Added Fletcher, “By expanding the network of resources available to people experiencing homelessness and in need of behavioral health services, with the Accelerated Connections to Treatment program, the County is taking active measures to combat the root causes of our region’s homelessness crisis.”
"With the County stepping up to invest in programs such as ACTT, it not only has positive impacts in the Midway District but also with those seeking help in all our communities,” said Campbell.
“Difficult problems require creative solutions, and this is a program that offers a new way of helping this population of homeless individuals,” said Cox. “This is a great start and we will continue to find ways to enhance the system of care for those suffering from substance use disorders.”
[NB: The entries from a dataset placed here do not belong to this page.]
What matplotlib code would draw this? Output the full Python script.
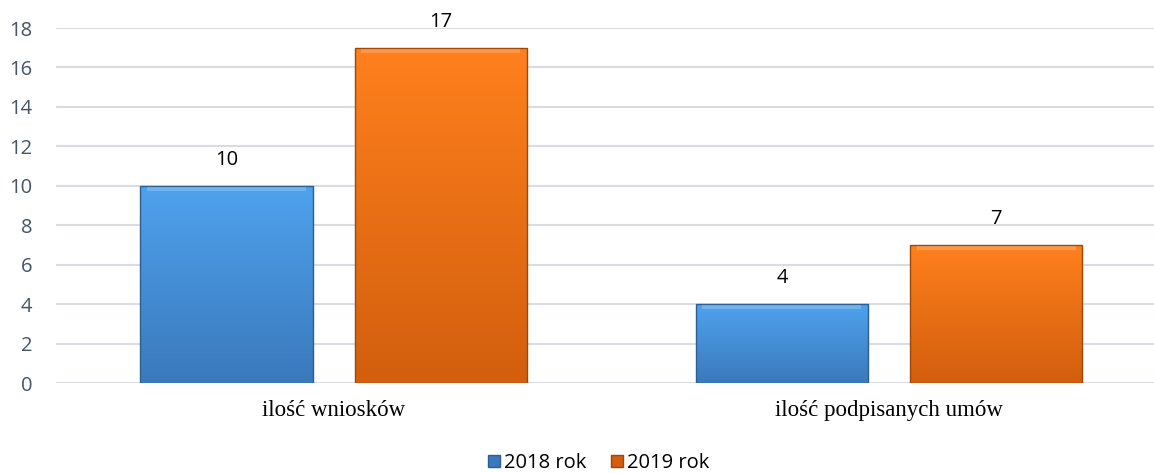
import matplotlib.pyplot as plt
import numpy as np
from matplotlib.colors import LinearSegmentedColormap
from matplotlib.patches import Patch

categories = ["ilość wniosków", "ilość podpisanych umów"]
series = ["2018 rok", "2019 rok"]
values_2018 = [10, 4]
values_2019 = [17, 7]

# gradient top -> bottom, plus edge colour
grad = {
    "2018 rok": ("#4FA2EE", "#3A79BB", "#2C5F91"),
    "2019 rok": ("#FF801D", "#D25E0E", "#9E4708"),
}

fig = plt.figure(figsize=(11.54, 4.73), dpi=100)
ax = fig.add_axes([56 / 1154, 90 / 473, 1 - 56 / 1154, 355 / 473])

x = np.arange(len(categories))
width = 0.31
offset = 0.193

for k, (name, vals) in enumerate([(series[0], values_2018), (series[1], values_2019)]):
    top, bot, edge = grad[name]
    cmap = LinearSegmentedColormap.from_list(name, [bot, top])
    bars = ax.bar(x + (k * 2 - 1) * offset, vals, width, color="none",
                  edgecolor=edge, linewidth=1.0, zorder=3)
    for b, v in zip(bars, vals):
        x0, y0 = b.get_x(), b.get_y()
        w, h = b.get_width(), b.get_height()
        img = ax.imshow(np.linspace(0, 1, 256).reshape(-1, 1), cmap=cmap,
                        extent=[x0, x0 + w, y0, y0 + h], origin="lower",
                        aspect="auto", zorder=2)
        img.set_clip_path(b)
        # soft bevel on top
        ax.plot([x0 + 0.012, x0 + w - 0.012], [y0 + h - 0.15, y0 + h - 0.15],
                color="white", alpha=0.2, lw=3, zorder=4, solid_capstyle="butt")
        ax.text(x0 + w / 2, y0 + h + 0.8, str(v),
                ha="center", va="bottom", fontsize=14.5, color="black",
                family="Open Sans")

ax.set_xlim(-0.5, 1.477)
ax.set_ylim(0, 18)
ax.set_yticks(range(0, 19, 2))
ax.set_xticks(x)
ax.set_xticklabels(categories, family="Liberation Serif", fontsize=16.5)
ax.tick_params(axis="x", length=0, pad=12)
ax.tick_params(axis="y", length=0, pad=17, labelsize=14.5, labelcolor="#44546A")
for lbl in ax.get_yticklabels():
    lbl.set_family("Open Sans")
ax.grid(axis="y", color="#D9DDE3", linewidth=1.5, zorder=0)
ax.set_axisbelow(True)
for s in ax.spines.values():
    s.set_visible(False)

handles = [Patch(facecolor=grad[s][1], edgecolor=grad[s][2], label=s) for s in series]
fig.legend(handles=handles, loc="center", bbox_to_anchor=(0.519, 10 / 473), ncol=2,
           frameon=False, handlelength=0.6, handleheight=0.6, handletextpad=0.2,
           columnspacing=1.2, prop={"family": "Open Sans", "size": 14.5})

fig.savefig("out.png", dpi=100)
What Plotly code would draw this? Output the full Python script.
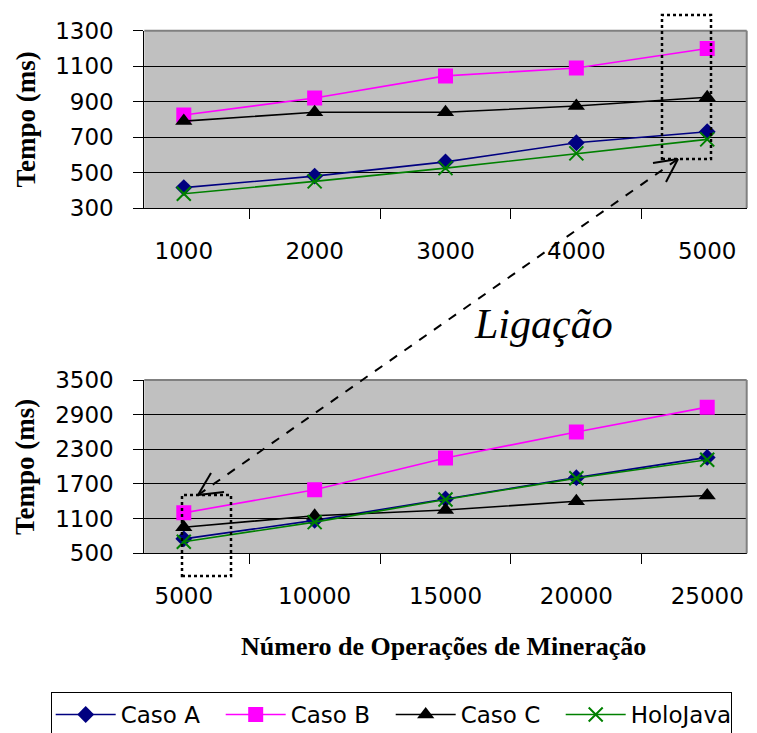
import plotly.graph_objects as go

# page has an 8px body margin; figure is sized to fit inside the 757x733 window
OFF = 8
W, H = 757 - OFF, 733 - OFF

# ---- data ----
ops_top = ["1000", "2000", "3000", "4000", "5000"]
caso_a_top = [415, 480, 560, 668, 730]
caso_b_top = [825, 920, 1045, 1090, 1200]
caso_c_top = [790, 840, 840, 875, 925]
holo_top = [380, 450, 525, 608, 687]

ops_bot = ["5000", "10000", "15000", "20000", "25000"]
caso_a_bot = [750, 1070, 1440, 1810, 2160]
caso_b_bot = [1200, 1600, 2150, 2600, 3030]
caso_c_bot = [950, 1150, 1250, 1400, 1500]
holo_bot = [700, 1040, 1430, 1800, 2120]

series_names = ["Caso A", "Caso B", "Caso C", "HoloJava"]
colors = ["#000080", "#FF00FF", "#000000", "#008000"]
symbols = ["diamond", "square", "triangle-up", "x-thin"]
msizes = [13, 15, 15, 14]

def px(x):
    return (x - OFF) / W

def py(y):
    return 1 - (y - OFF) / H

fig = go.Figure()

top_sets = [caso_a_top, caso_b_top, caso_c_top, holo_top]
bot_sets = [caso_a_bot, caso_b_bot, caso_c_bot, holo_bot]

def marker(i):
    mk = dict(symbol=symbols[i], size=msizes[i], color=colors[i])
    if symbols[i] == "x-thin":
        mk["line"] = dict(color=colors[i], width=2)
    return mk

for i in range(4):
    fig.add_trace(go.Scatter(x=ops_top, y=top_sets[i], mode="lines+markers",
                             name=series_names[i], line=dict(color=colors[i], width=1.6),
                             marker=marker(i), xaxis="x", yaxis="y", showlegend=True,
                             legendgroup=series_names[i]))
for i in range(4):
    fig.add_trace(go.Scatter(x=ops_bot, y=bot_sets[i], mode="lines+markers",
                             name=series_names[i], line=dict(color=colors[i], width=1.6),
                             marker=marker(i), xaxis="x2", yaxis="y2", showlegend=False,
                             legendgroup=series_names[i]))

sans = "DejaVu Sans, Arial, sans-serif"
serif = "Liberation Serif, Times New Roman, serif"
tick_font = dict(family=sans, size=23, color="black")

xcommon = dict(type="category", showline=True, linecolor="black", linewidth=1,
               ticks="outside", tickson="boundaries", ticklen=10, tickcolor="black",
               showgrid=False, tickfont=tick_font, ticklabelstandoff=22, zeroline=False,
               automargin=False)
ycommon = dict(showline=True, linecolor="black", linewidth=1, ticks="outside",
               ticklen=10, tickcolor="black", showgrid=True, gridcolor="black",
               gridwidth=1, tickfont=tick_font, zeroline=False, ticklabelstandoff=15,
               automargin=False)

fig.update_layout(
    width=W, height=H, autosize=False,
    margin=dict(l=0, r=0, t=0, b=0, autoexpand=False),
    paper_bgcolor="white", plot_bgcolor="#C0C0C0",
    xaxis=dict(domain=[px(144.3), px(746.7)], anchor="y", **xcommon),
    yaxis=dict(domain=[py(208), py(30.7)], anchor="x", range=[300, 1300],
               tickvals=[300, 500, 700, 900, 1100, 1300], **ycommon),
    xaxis2=dict(domain=[px(144.3), px(746.7)], anchor="y2", **xcommon),
    yaxis2=dict(domain=[py(553.3), py(380)], anchor="x2", range=[500, 3500],
                tickvals=[500, 1100, 1700, 2300, 2900, 3500], **ycommon),
    legend=dict(orientation="h", x=px(50.7), xanchor="left", y=py(692), yanchor="top",
                bordercolor="black", borderwidth=1, bgcolor="white",
                font=dict(family=sans, size=23, color="black"),
                itemwidth=60, entrywidth=95, entrywidthmode="pixels", tracegroupgap=0),
    showlegend=True,
)

annotations = [
    dict(text="<b>Tempo (ms)</b>", x=px(25), y=py(119.5), xref="paper", yref="paper",
         textangle=-90, showarrow=False, font=dict(family=serif, size=27, color="black"),
         xanchor="center", yanchor="middle"),
    dict(text="<b>Tempo (ms)</b>", x=px(25), y=py(467), xref="paper", yref="paper",
         textangle=-90, showarrow=False, font=dict(family=serif, size=27, color="black"),
         xanchor="center", yanchor="middle"),
    dict(text="<b>Número de Operações de Mineração</b>", x=px(443), y=py(646),
         xref="paper", yref="paper", showarrow=False,
         font=dict(family=serif, size=26, color="black"),
         xanchor="center", yanchor="middle"),
    dict(text="<i>Ligação</i>", x=px(543), y=py(324), xref="paper", yref="paper",
         showarrow=False, font=dict(family=serif, size=42, color="black"),
         xanchor="center", yanchor="middle"),
]
fig.update_layout(annotations=annotations)

shapes = []
# grey plot-area border (top and right)
for ya, xa in (("y", "x"), ("y2", "x2")):
    shapes.append(dict(type="line", xref=f"{xa} domain", yref=f"{ya} domain",
                       x0=0, x1=1, y0=1, y1=1, line=dict(color="#808080", width=2)))
    shapes.append(dict(type="line", xref=f"{xa} domain", yref=f"{ya} domain",
                       x0=1, x1=1, y0=0, y1=1, line=dict(color="#808080", width=2)))
# dotted rectangles
shapes.append(dict(type="rect", xref="paper", yref="paper", x0=px(662), x1=px(711),
                   y0=py(159), y1=py(15), line=dict(color="black", width=2.5, dash="dot")))
shapes.append(dict(type="rect", xref="paper", yref="paper", x0=px(182), x1=px(231),
                   y0=py(576), y1=py(495), line=dict(color="black", width=2.5, dash="dot")))
# dashed connector
shapes.append(dict(type="line", xref="paper", yref="paper", x0=px(198), y0=py(495),
                   x1=px(678), y1=py(159), line=dict(color="black", width=2, dash="dash")))
# arrow heads
for (xa, ya, xb, yb) in [(653, 163, 678, 159), (666, 182, 678, 159),
                         (211, 473, 198, 495), (224, 492, 198, 495)]:
    shapes.append(dict(type="line", xref="paper", yref="paper", x0=px(xa), y0=py(ya),
                       x1=px(xb), y1=py(yb), line=dict(color="black", width=2)))
fig.update_layout(shapes=shapes)

fig.write_html("out.html")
San Diego Psychiatric Hospital at 3853 Rosecrans St. provides walk-in emergency mental health services for adults and older adults who are experiencing a mental health emergency or crisis. The hospital’s Psychiatric Emergency Response Team provides emergency assessment and referral for individuals with mental illness who come to the attention of law enforcement through phone calls from community members, or in-field law enforcement requests for emergency assistance.
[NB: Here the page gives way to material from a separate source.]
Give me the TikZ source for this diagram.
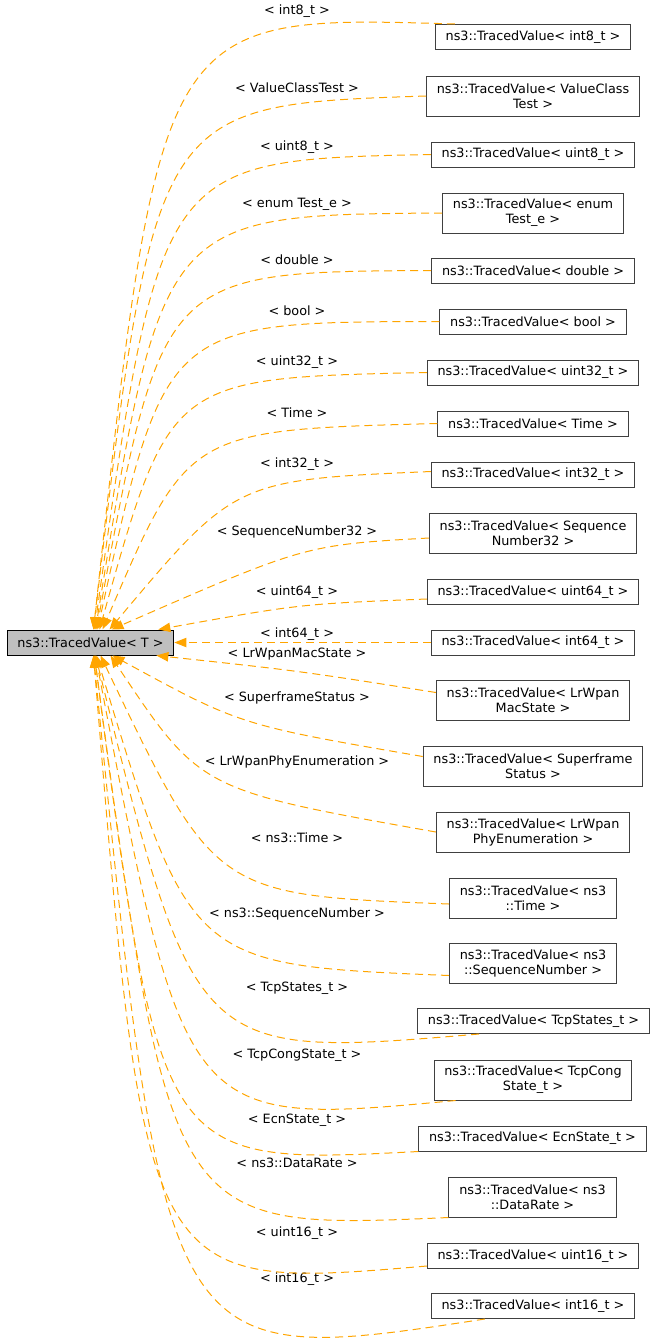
\documentclass[tikz,border=0pt]{standalone}
\usepackage{fontspec}
\usepackage{xcolor}
\usepackage{tikz}
\usetikzlibrary{calc, arrows.meta}
\newfontfamily\dvsans{DejaVu Sans}
\definecolor{tvOrange}{RGB}{255, 165, 0}
\definecolor{tvGray}{RGB}{64, 64, 64}
\definecolor{tvBase}{RGB}{191, 191, 191}
\tikzset{
    base/.style={
        font=\dvsans\fontsize{9.6}{11.25}\selectfont,
        align=center
    },
    cls/.style={
        base,
        rectangle,
        draw=tvGray,
        line width=0.75pt,
        fill=white,
        text=black,
        inner xsep=7.7pt,
        inner ysep=0pt,
        minimum height=18.75pt
    },
    cls2/.style={
        cls,
        minimum height=30pt
    },
    root/.style={
        cls,
        draw=black,
        fill=tvBase
    },
    inherit/.style={
        -{Triangle[length=9pt, width=7pt]},
        draw=tvOrange,
        fill=none,
        line width=0.75pt,
        dash pattern=on 6pt off 3.75pt
    },
    tpl/.style={
        base,
        inner sep=0pt,
        text=black
    }
}

\begin{document}
\begin{tikzpicture}[x=0.75pt, y=-0.75pt]
  \useasboundingbox (0,0) rectangle (656,1343);

  % base class
  \node[root] (tv) at (90.5,642.5) {ns3::TracedValue< T >};

  % instantiations
  \node[cls]  (i8)     at (533,37)     {ns3::TracedValue< int8\_t >};
  \node[cls2] (vct)    at (533,96)     {ns3::TracedValue< ValueClass\\Test >};
  \node[cls]  (u8)     at (533,154.5)  {ns3::TracedValue< uint8\_t >};
  \node[cls2] (enm)    at (533,213)    {ns3::TracedValue< enum\\Test\_e >};
  \node[cls]  (dbl)    at (533,270.5)  {ns3::TracedValue< double >};
  \node[cls]  (bool)   at (533,321.5)  {ns3::TracedValue< bool >};
  \node[cls]  (u32)    at (533,372.5)  {ns3::TracedValue< uint32\_t >};
  \node[cls]  (time)   at (533,423.5)  {ns3::TracedValue< Time >};
  \node[cls]  (i32)    at (533,474.5)  {ns3::TracedValue< int32\_t >};
  \node[cls2] (seq32)  at (533,533)    {ns3::TracedValue< Sequence\\Number32 >};
  \node[cls]  (u64)    at (533,592)    {ns3::TracedValue< uint64\_t >};
  \node[cls]  (i64)    at (533,642.5)  {ns3::TracedValue< int64\_t >};
  \node[cls2] (mac)    at (533,700.5)  {ns3::TracedValue< LrWpan\\MacState >};
  \node[cls2] (sfs)    at (533,766.5)  {ns3::TracedValue< Superframe\\Status >};
  \node[cls2] (phy)    at (533,832)    {ns3::TracedValue< LrWpan\\PhyEnumeration >};
  \node[cls2] (nstime) at (533,898)    {ns3::TracedValue< ns3\\::Time >};
  \node[cls2] (seqnum) at (533,963.5)  {ns3::TracedValue< ns3\\::SequenceNumber >};
  \node[cls]  (tcpst)  at (533.5,1021) {ns3::TracedValue< TcpStates\_t >};
  \node[cls2] (cong)   at (533,1080)   {ns3::TracedValue< TcpCong\\State\_t >};
  \node[cls]  (ecn)    at (532.5,1138.5) {ns3::TracedValue< EcnState\_t >};
  \node[cls2] (rate)   at (532.5,1197) {ns3::TracedValue< ns3\\::DataRate >};
  \node[cls]  (u16)    at (533,1256)   {ns3::TracedValue< uint16\_t >};
  \node[cls]  (i16)    at (533,1306)   {ns3::TracedValue< int16\_t >};

  % template arguments
  \node[tpl] (li8)     at (297,11)   {< int8\_t >};
  \node[tpl] (lvct)    at (297,88)   {< ValueClassTest >};
  \node[tpl] (lu8)     at (297,147)  {< uint8\_t >};
  \node[tpl] (lenm)    at (297,204)  {< enum Test\_e >};
  \node[tpl] (ldbl)    at (297,260)  {< double >};
  \node[tpl] (lbool)   at (297,311)  {< bool >};
  \node[tpl] (lu32)    at (297,362)  {< uint32\_t >};
  \node[tpl] (ltime)   at (297,413)  {< Time >};
  \node[tpl] (li32)    at (297,464)  {< int32\_t >};
  \node[tpl] (lseq32)  at (297,532)  {< SequenceNumber32 >};
  \node[tpl] (lu64)    at (297,592)  {< uint64\_t >};
  \node[tpl] (li64)    at (297,634)  {< int64\_t >};
  \node[tpl] (lmac)    at (297,654)  {< LrWpanMacState >};
  \node[tpl] (lsfs)    at (297,698)  {< SuperframeStatus >};
  \node[tpl] (lphy)    at (297,762)  {< LrWpanPhyEnumeration >};
  \node[tpl] (lnstime) at (297,838)  {< ns3::Time >};
  \node[tpl] (lseqnum) at (297,914)  {< ns3::SequenceNumber >};
  \node[tpl] (ltcpst)  at (297,988)  {< TcpStates\_t >};
  \node[tpl] (lcong)   at (297,1055) {< TcpCongState\_t >};
  \node[tpl] (lecn)    at (297,1120) {< EcnState\_t >};
  \node[tpl] (lrate)   at (297,1163) {< ns3::DataRate >};
  \node[tpl] (lu16)    at (297,1233) {< uint16\_t >};
  \node[tpl] (li16)    at (297,1279) {< int16\_t >};

  % inheritance, upper half
  \draw[inherit] ($(i8.north west)+(20,0)$) .. controls (160,15) .. ($(tv.north)+(3,0)$);
  \draw[inherit] (vct.west) .. controls (155,105) .. ($(tv.north)+(3,0)$);
  \draw[inherit] (u8.west) .. controls (160,160) .. ($(tv.north)+(4,0)$);
  \draw[inherit] (enm.west) .. controls (162,215) .. ($(tv.north)+(5,0)$);
  \draw[inherit] (dbl.west) .. controls (162,272) .. ($(tv.north)+(6,0)$);
  \draw[inherit] (bool.west) .. controls (165,322) .. ($(tv.north)+(7,0)$);
  \draw[inherit] (u32.west) .. controls (170,378) .. ($(tv.north)+(9,0)$);
  \draw[inherit] (time.west) .. controls (188,430) .. ($(tv.north)+(12,0)$);
  \draw[inherit] ($(i32.west)+(0,-3)$) .. controls (235,480) .. ($(tv.north)+(19,0)$);
  \draw[inherit] ($(seq32.west)+(0,5)$) .. controls (305,545) .. ($(tv.north)+(21,0)$);
  \draw[inherit] ($(u64.west)+(0,7)$) .. controls (300,604) .. ($(tv.north east)+(-16,0)$);
  \draw[inherit] (i64.west) -- (tv.east);

  % inheritance, lower half
  \draw[inherit] ($(mac.west)+(0,-8)$) .. controls (300,671) .. ($(tv.south east)+(-18,0)$);
  \draw[inherit] ($(sfs.west)+(0,-10)$) .. controls (240,725) .. ($(tv.south)+(22,0)$);
  \draw[inherit] (phy.west) .. controls (200,790) .. ($(tv.south)+(20,0)$);
  \draw[inherit] ($(nstime.west)+(0,6)$) .. controls (215,895) .. ($(tv.south)+(10,0)$);
  \draw[inherit] ($(seqnum.west)+(0,12)$) .. controls (190,965) .. ($(tv.south)+(6,0)$);
  \draw[inherit] ($(tcpst.south west)+(62,0)$) .. controls (195,1058) .. ($(tv.south)+(5,0)$);
  \draw[inherit] ($(cong.south west)+(22,0)$) .. controls (185,1126) .. ($(tv.south)+(5,0)$);
  \draw[inherit] (ecn.south west) .. controls (160,1165) .. ($(tv.south)+(4,0)$);
  \draw[inherit] (rate.south west) .. controls (170,1230) .. ($(tv.south)+(4,0)$);
  \draw[inherit] ($(u16.west)+(0,10)$) .. controls (145,1290) .. ($(tv.south)+(3,0)$);
  \draw[inherit] ($(i16.south west)+(54,0)$) .. controls (165,1368) .. ($(tv.south)+(3,0)$);
\end{tikzpicture}
\end{document}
PERT pairs licensed mental health clinicians with uniformed law enforcement officers/deputies, evaluating the situation, assessing the individual's mental health condition and needs, and, if appropriate, transporting individuals to a hospital or other treatment center, or referring them to a community-based resource or treatment facility.
About 500 individuals each month are frequently brought to the County Hospital on Rosecrans without being admitted. Many of these individuals’ symptoms are mistaken by law enforcement or other entities as psychotic, when in fact certain drugs, including methamphetamine, have side effects that mimic psychosis. Due to the fact that they do not have a serious mental illness, but instead are struggling with a substance use disorder and are intoxicated, they are given a referral for a local facility, often without any follow-up.
The ACTT program will use a hands-on approach by linking patients directly to the providers and treatments they need using a four-step process, which is expected to cut down on recidivism and to improve public health outcomes by helping individuals gain a wider support system in their battle against addiction and substance abuse.
To implement the ACTT program, the National Alliance on Mental Illness is partnering with the County to work with patients who volunteer to participate.
“This new model of providing services will advance care integration across other emergency and crisis care systems in our community,” said Cathryn Nacario, CEO of NAMI San Diego. “This linking of services is critical, because too often we see a fragmented health delivery system that prevents doctors and care-givers from providing treatment efficiently, and patients from receiving the most appropriate care throughout their experience.”